Dr. Drs. I Gusti Ketut Widana, M.Si. (BP/kmb)

Oleh I Gusti Ketut Widana

Kebanyakan orang luar menilai, Bali dengan gelimangan dolar dari hasil industri pariwisatanya diyakini tidak ada yang namanya warga miskin. Masyarakatnya dipastikan semua dalam keadaan baik-baik saja alias sejahtera dan makmur.

Begitu kira-kira gambaran, tepatnya terawangan pihak luar yang realitanya ternyata “ngatibambung”, tampak begitu gemilau (ngereneb) tetapi di dalamnya kosong. Seperti “kosongnya” kantong (sebagian) masyarakat Bali yang dikatagorikan mengalami kemiskinan ekstrem.

Syukurnya, tetapi tidak untuk dibanggakan, persentase kemiskinan di Bali pada Maret 2023 berada di angka 4,25 persen, sangat jauh di bawah angka rata-rata kemiskinan nasional yang tercatat sebesar 9,36 persen. Persentase kemiskinan di Provinsi Bali menduduki peringkat pertama terendah secara nasional. Hal ini diungkapkan Kepala Badan Pusat Statistik (BPS) Provinsi Bali, Endang Retno Sri Subiyandani.

Buka bukite ejohin katon ngrawit, sebuah frase pengandaian (sesenggakan) yang bermakna, melihat ataupun menilai sesuatu dari kejauhan tampaknya indah, bagus atau baik-baik saja, meski realitanya jauh panggang dari api — tidak sesuai antara pengamatan/penilaian dengan kenyataan. Begitulah  belakangan terungkap, Pulau Bali kesohor sebagai destinasi pariwisata dunia dengan sumbangan devisa besar kepada negara, ternyata belum mampu sepenuhnya “membesarkan” warga masyarakatnya, terutama krama Bali dari jeratan kemiskinan ekstrem.
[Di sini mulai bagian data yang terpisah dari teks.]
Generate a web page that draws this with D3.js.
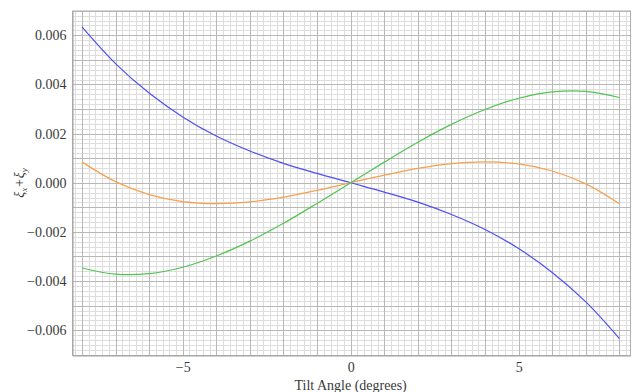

Baca juga:  Galungan: Galang-Guling-Gelung-Geleng

Kendatipun Pulau Bali dengan keindahan alamnya bagaikan surga jatuh ke bumi, tetapi tanpa sokongan krama Bali sebagai elemen vital penggerak segala aktivitas sosial adat dan pengolah seni-budaya yang dijiwai agama Hindu, diyakini industri pariwisatanya tak akan “mataksu” (maju). Karena di situlah letak magnet besar plus pesona hebat yang membuat para wisatawan terus mengalir, seolah tidak bosan-bosannya berdatangan menikmati Bali.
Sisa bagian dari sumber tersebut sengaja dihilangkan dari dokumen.